» **STATED TASK**
Start at the line that contains "Write a web", stop at the line that contains "const grR1 = [9.1, 4.2, 4.1, 4.3, 3.8, 3.6, 4.2, 3.7];", and repeat every line in that span, those two included, with no pictures.

▬▬▬▬▬▬▬▬▬▬

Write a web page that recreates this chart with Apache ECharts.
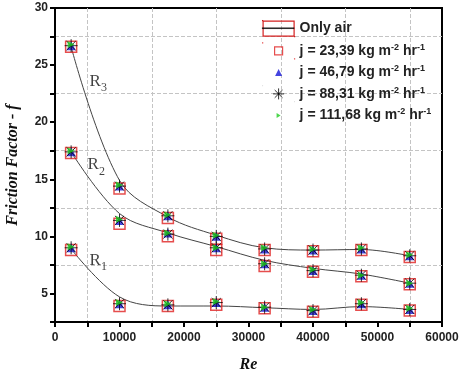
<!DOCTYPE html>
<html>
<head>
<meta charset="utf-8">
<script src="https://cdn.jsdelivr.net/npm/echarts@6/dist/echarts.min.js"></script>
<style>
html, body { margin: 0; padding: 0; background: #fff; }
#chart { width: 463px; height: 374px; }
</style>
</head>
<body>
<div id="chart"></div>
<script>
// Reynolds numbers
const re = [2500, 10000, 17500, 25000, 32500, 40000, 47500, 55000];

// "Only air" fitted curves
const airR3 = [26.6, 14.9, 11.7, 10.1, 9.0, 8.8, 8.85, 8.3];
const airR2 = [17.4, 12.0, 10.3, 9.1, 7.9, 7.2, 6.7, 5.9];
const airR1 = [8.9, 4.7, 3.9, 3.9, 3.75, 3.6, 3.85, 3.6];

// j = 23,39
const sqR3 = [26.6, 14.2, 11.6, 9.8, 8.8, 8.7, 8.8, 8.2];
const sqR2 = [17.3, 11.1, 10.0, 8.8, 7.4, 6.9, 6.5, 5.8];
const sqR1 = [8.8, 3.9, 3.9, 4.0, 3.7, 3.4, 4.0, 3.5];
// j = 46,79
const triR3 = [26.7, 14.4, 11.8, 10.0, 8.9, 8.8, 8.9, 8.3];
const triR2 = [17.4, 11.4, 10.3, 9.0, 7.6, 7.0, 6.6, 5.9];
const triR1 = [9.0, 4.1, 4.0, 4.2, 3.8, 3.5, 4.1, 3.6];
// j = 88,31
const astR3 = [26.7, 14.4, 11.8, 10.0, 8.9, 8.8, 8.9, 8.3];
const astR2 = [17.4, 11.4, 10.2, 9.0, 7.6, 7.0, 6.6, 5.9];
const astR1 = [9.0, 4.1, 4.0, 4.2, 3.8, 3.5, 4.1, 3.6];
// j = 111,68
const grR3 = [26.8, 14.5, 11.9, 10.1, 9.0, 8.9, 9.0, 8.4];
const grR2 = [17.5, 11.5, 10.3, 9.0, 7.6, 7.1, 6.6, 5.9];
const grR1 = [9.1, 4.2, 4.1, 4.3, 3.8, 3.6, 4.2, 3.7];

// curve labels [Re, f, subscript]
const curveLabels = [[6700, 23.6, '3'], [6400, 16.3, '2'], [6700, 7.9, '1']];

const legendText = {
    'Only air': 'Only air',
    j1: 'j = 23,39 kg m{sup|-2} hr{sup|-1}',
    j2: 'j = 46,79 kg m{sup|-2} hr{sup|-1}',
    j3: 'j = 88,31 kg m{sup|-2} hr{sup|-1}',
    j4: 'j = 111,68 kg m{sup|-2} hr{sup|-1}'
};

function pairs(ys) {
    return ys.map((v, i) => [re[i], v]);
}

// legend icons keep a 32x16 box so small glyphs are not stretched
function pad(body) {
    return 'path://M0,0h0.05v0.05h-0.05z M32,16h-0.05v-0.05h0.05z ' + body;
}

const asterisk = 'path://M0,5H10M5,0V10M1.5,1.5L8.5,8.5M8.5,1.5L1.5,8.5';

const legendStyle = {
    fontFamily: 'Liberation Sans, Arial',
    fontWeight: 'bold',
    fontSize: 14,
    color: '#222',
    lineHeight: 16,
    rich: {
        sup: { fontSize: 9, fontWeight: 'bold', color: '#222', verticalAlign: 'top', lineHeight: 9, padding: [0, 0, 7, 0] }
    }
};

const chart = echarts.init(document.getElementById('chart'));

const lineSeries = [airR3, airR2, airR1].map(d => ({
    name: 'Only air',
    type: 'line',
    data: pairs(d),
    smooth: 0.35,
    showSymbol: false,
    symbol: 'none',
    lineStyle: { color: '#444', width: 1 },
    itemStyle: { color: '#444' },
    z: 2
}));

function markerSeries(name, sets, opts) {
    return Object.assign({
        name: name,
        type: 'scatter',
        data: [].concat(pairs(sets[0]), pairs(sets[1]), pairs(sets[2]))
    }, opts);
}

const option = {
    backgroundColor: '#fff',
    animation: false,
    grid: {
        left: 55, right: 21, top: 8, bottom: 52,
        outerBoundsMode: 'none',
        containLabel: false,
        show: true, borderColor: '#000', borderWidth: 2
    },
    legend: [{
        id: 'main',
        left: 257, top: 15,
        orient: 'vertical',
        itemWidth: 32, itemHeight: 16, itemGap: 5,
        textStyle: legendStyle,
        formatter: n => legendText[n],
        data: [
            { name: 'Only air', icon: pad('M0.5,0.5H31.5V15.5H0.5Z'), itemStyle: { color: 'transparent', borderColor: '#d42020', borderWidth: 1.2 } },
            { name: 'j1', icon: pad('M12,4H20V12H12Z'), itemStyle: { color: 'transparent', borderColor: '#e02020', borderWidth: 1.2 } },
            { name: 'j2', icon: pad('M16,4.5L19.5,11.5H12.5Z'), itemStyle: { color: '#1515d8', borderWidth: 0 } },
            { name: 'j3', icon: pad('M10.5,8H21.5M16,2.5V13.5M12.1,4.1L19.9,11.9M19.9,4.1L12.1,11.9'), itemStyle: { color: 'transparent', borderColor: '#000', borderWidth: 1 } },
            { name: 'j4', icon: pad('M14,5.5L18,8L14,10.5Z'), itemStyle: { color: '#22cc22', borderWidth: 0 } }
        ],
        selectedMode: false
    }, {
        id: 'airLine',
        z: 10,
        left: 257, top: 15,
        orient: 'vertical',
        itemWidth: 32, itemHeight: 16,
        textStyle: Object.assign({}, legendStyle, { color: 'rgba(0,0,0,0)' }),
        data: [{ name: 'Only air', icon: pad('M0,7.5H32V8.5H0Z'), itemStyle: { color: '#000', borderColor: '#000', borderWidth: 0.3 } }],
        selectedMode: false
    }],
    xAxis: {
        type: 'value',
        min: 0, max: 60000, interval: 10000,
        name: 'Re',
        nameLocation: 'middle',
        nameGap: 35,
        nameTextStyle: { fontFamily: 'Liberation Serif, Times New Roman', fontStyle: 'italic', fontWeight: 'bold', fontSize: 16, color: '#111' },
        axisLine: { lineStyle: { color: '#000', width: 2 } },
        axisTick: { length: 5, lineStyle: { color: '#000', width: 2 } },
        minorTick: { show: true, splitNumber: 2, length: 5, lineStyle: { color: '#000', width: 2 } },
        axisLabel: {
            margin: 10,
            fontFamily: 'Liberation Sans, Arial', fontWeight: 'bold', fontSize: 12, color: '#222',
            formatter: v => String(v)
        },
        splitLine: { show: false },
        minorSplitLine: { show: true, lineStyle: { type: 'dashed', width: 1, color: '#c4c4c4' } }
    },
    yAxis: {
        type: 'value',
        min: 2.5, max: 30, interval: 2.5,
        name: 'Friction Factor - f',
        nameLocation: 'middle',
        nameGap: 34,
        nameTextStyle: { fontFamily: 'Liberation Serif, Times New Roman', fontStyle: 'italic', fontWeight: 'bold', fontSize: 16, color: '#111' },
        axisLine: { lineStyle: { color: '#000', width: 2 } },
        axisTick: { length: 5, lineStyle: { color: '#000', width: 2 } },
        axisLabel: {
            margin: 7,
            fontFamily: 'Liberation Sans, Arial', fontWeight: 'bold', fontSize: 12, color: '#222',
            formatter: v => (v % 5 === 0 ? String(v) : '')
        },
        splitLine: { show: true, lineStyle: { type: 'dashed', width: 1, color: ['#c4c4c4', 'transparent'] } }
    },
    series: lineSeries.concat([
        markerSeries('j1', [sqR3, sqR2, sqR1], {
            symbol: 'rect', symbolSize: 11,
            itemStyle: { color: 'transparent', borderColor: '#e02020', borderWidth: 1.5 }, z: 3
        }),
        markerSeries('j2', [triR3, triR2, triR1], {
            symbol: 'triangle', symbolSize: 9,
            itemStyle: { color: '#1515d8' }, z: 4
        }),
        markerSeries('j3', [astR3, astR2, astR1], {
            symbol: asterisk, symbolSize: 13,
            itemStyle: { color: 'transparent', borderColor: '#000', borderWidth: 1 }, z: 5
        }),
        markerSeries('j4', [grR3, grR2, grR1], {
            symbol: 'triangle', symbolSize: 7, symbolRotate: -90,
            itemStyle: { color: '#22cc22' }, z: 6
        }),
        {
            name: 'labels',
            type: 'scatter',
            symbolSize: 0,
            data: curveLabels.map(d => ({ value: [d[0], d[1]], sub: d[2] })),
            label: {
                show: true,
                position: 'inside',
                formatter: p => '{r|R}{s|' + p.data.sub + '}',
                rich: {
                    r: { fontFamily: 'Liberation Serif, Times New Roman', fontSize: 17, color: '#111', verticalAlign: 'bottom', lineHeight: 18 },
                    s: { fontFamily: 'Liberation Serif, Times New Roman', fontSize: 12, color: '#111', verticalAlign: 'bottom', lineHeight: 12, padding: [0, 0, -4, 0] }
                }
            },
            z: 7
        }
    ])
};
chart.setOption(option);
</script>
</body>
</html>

▬▬▬▬▬▬▬▬▬▬

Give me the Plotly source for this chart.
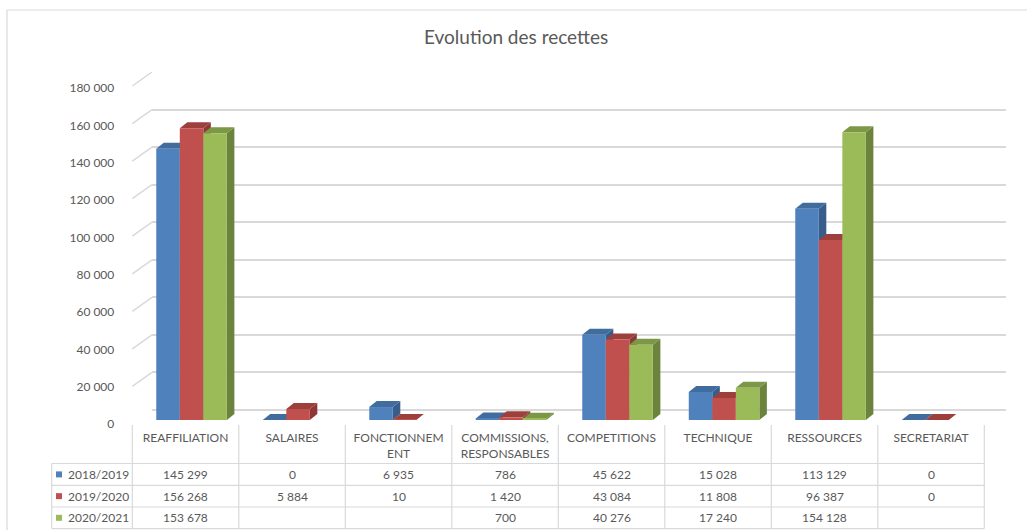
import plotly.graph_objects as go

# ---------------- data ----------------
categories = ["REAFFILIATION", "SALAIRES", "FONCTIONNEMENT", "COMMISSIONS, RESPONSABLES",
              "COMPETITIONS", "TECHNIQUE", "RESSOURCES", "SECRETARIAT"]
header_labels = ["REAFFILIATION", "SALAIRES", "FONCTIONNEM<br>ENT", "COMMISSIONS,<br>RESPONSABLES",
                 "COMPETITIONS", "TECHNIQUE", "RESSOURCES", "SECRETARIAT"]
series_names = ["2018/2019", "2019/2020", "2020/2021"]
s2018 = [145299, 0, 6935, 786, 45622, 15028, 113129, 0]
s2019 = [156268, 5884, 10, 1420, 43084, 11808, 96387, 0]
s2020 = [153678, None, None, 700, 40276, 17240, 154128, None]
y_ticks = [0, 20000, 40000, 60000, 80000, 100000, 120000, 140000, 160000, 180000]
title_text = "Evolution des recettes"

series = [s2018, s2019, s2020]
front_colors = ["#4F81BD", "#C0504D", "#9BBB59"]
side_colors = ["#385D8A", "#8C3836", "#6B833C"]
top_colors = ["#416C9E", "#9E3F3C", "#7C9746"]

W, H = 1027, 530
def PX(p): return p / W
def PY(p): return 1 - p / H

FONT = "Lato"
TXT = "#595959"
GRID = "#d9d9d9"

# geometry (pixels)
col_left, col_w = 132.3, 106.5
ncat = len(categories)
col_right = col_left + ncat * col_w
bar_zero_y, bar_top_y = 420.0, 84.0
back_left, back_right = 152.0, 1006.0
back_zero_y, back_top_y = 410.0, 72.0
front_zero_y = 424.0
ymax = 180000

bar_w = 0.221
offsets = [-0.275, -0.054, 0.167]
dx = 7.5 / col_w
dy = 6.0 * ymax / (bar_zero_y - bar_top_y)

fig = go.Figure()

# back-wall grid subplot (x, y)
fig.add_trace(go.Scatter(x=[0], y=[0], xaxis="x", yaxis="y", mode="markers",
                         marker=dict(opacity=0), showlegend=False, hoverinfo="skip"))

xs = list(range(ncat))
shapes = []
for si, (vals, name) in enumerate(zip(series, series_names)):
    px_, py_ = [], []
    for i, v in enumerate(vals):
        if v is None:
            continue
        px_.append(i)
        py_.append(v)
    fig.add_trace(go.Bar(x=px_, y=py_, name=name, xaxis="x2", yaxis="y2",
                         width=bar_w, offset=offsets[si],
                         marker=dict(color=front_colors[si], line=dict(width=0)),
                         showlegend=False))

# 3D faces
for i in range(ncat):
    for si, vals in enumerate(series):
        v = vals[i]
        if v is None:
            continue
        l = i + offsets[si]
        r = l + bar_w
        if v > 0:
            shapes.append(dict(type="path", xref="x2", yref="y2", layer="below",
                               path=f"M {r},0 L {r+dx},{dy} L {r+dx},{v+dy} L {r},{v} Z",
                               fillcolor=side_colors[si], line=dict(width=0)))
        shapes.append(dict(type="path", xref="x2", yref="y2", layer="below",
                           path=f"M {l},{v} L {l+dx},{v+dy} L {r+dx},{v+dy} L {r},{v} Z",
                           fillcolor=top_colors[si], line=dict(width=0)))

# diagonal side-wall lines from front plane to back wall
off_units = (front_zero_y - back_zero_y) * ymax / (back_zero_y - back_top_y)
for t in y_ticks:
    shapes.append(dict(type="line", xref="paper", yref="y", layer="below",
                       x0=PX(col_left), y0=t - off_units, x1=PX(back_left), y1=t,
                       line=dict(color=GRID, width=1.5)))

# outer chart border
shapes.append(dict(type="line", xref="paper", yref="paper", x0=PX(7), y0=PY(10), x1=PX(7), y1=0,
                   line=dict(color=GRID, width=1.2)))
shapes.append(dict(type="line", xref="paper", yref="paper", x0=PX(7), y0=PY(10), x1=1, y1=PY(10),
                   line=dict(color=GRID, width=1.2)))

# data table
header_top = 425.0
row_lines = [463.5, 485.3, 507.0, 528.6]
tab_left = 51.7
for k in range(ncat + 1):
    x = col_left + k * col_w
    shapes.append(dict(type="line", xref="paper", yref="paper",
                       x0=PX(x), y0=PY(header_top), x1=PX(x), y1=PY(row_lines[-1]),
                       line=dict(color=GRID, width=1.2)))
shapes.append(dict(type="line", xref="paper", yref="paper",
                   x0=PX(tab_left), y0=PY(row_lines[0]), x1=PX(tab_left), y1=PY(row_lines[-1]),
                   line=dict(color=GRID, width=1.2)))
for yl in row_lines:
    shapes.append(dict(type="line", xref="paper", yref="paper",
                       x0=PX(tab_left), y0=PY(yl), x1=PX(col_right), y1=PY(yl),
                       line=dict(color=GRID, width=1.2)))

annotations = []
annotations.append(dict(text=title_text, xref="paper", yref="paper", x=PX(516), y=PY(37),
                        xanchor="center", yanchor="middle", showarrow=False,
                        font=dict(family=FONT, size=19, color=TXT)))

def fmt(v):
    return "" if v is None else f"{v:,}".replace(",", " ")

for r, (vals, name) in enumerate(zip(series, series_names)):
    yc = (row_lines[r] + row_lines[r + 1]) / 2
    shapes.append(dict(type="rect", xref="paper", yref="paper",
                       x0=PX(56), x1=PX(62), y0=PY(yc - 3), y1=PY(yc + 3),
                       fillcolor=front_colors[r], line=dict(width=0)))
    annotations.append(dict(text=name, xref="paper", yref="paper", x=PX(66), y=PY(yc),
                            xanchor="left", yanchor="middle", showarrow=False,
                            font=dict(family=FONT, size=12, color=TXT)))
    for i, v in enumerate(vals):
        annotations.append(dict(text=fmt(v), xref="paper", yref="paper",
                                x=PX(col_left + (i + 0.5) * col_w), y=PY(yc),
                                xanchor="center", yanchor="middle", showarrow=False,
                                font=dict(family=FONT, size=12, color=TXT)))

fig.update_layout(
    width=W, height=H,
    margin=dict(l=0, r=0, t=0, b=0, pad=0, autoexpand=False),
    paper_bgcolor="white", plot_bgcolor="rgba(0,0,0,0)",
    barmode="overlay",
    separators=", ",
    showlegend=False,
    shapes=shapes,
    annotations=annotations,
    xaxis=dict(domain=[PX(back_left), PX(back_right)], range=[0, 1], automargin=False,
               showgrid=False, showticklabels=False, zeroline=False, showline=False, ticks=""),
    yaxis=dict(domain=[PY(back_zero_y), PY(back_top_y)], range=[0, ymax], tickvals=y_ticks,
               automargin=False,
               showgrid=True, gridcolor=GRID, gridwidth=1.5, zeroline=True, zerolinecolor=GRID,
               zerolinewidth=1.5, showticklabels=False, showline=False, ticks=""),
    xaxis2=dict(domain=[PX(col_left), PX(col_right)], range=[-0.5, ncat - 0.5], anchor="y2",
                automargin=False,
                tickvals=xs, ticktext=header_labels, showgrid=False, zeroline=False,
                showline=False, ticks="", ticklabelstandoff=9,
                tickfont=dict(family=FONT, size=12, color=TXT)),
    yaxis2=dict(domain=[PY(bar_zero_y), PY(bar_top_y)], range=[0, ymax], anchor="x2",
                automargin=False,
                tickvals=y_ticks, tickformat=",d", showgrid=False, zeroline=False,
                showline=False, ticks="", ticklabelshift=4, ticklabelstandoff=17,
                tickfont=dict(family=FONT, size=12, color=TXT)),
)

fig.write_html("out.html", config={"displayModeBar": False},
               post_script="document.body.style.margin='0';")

▬▬▬▬▬▬▬▬▬▬

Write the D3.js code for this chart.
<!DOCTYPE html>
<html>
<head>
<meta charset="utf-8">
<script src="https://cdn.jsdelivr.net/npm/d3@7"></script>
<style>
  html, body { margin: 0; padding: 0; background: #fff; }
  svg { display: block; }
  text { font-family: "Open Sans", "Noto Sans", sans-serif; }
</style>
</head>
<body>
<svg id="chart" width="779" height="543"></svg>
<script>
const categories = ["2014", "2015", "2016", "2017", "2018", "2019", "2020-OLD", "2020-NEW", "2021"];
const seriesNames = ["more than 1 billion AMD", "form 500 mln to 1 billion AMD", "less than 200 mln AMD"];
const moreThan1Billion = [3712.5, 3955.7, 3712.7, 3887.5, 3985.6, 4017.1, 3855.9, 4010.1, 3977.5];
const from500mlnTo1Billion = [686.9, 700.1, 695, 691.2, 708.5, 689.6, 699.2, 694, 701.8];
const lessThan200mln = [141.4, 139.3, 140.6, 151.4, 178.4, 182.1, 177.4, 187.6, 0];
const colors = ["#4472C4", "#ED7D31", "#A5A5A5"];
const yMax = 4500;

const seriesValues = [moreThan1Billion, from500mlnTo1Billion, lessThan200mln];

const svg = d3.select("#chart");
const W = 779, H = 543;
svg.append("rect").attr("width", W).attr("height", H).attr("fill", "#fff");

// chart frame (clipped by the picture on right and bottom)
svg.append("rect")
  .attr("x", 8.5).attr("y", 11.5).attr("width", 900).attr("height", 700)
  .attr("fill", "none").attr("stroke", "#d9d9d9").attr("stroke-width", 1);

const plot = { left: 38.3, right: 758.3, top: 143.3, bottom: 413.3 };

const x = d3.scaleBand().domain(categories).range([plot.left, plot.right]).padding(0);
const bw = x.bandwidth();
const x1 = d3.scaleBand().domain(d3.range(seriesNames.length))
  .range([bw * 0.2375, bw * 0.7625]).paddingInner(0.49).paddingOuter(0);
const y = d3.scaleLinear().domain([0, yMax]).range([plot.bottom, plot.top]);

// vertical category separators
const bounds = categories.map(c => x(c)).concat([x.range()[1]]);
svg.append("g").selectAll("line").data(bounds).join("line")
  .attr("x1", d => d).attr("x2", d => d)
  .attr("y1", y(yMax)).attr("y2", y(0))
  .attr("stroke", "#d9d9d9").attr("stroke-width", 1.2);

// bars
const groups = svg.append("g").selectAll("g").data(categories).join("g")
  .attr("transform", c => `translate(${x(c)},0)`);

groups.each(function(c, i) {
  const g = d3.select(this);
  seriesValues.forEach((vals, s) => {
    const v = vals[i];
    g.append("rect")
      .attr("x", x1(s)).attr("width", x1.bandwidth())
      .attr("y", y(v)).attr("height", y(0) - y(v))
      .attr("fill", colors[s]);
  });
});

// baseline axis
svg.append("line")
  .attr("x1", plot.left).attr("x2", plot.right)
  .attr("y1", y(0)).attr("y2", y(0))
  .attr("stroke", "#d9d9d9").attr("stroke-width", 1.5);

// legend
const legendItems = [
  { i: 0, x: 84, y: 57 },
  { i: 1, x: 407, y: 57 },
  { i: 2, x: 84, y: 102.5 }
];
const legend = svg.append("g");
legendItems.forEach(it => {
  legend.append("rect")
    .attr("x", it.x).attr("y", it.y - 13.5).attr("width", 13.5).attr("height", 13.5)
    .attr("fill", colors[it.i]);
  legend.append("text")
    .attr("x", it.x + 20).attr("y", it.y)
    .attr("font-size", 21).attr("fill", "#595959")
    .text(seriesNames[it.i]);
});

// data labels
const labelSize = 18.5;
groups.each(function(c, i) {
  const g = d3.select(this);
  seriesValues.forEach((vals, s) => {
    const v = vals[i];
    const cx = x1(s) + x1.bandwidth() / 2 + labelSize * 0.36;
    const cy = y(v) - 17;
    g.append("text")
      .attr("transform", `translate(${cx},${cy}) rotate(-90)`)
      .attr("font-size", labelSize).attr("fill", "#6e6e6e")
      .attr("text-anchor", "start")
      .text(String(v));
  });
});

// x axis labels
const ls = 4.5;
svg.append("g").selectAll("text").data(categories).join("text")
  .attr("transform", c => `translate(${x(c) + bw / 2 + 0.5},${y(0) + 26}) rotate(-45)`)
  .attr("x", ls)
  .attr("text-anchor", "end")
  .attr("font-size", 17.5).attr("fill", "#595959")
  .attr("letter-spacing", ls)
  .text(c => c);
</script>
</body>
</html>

▬▬▬▬▬▬▬▬▬▬

» **RIGHT ANSWER**
Write a web page that recreates this chart with Apache ECharts.
<!DOCTYPE html>
<html>
<head>
<meta charset="utf-8">
<script src="https://cdn.jsdelivr.net/npm/echarts@6/dist/echarts.min.js"></script>
<style>
html, body { margin: 0; padding: 0; background: #fff; }
#chart { width: 463px; height: 374px; }
</style>
</head>
<body>
<div id="chart"></div>
<script>
// Reynolds numbers
const re = [2500, 10000, 17500, 25000, 32500, 40000, 47500, 55000];

// "Only air" fitted curves
const airR3 = [26.6, 14.9, 11.7, 10.1, 9.0, 8.8, 8.85, 8.3];
const airR2 = [17.4, 12.0, 10.3, 9.1, 7.9, 7.2, 6.7, 5.9];
const airR1 = [8.9, 4.7, 3.9, 3.9, 3.75, 3.6, 3.85, 3.6];

// j = 23,39
const sqR3 = [26.6, 14.2, 11.6, 9.8, 8.8, 8.7, 8.8, 8.2];
const sqR2 = [17.3, 11.1, 10.0, 8.8, 7.4, 6.9, 6.5, 5.8];
const sqR1 = [8.8, 3.9, 3.9, 4.0, 3.7, 3.4, 4.0, 3.5];
// j = 46,79
const triR3 = [26.7, 14.4, 11.8, 10.0, 8.9, 8.8, 8.9, 8.3];
const triR2 = [17.4, 11.4, 10.3, 9.0, 7.6, 7.0, 6.6, 5.9];
const triR1 = [9.0, 4.1, 4.0, 4.2, 3.8, 3.5, 4.1, 3.6];
// j = 88,31
const astR3 = [26.7, 14.4, 11.8, 10.0, 8.9, 8.8, 8.9, 8.3];
const astR2 = [17.4, 11.4, 10.2, 9.0, 7.6, 7.0, 6.6, 5.9];
const astR1 = [9.0, 4.1, 4.0, 4.2, 3.8, 3.5, 4.1, 3.6];
// j = 111,68
const grR3 = [26.8, 14.5, 11.9, 10.1, 9.0, 8.9, 9.0, 8.4];
const grR2 = [17.5, 11.5, 10.3, 9.0, 7.6, 7.1, 6.6, 5.9];
const grR1 = [9.1, 4.2, 4.1, 4.3, 3.8, 3.6, 4.2, 3.7];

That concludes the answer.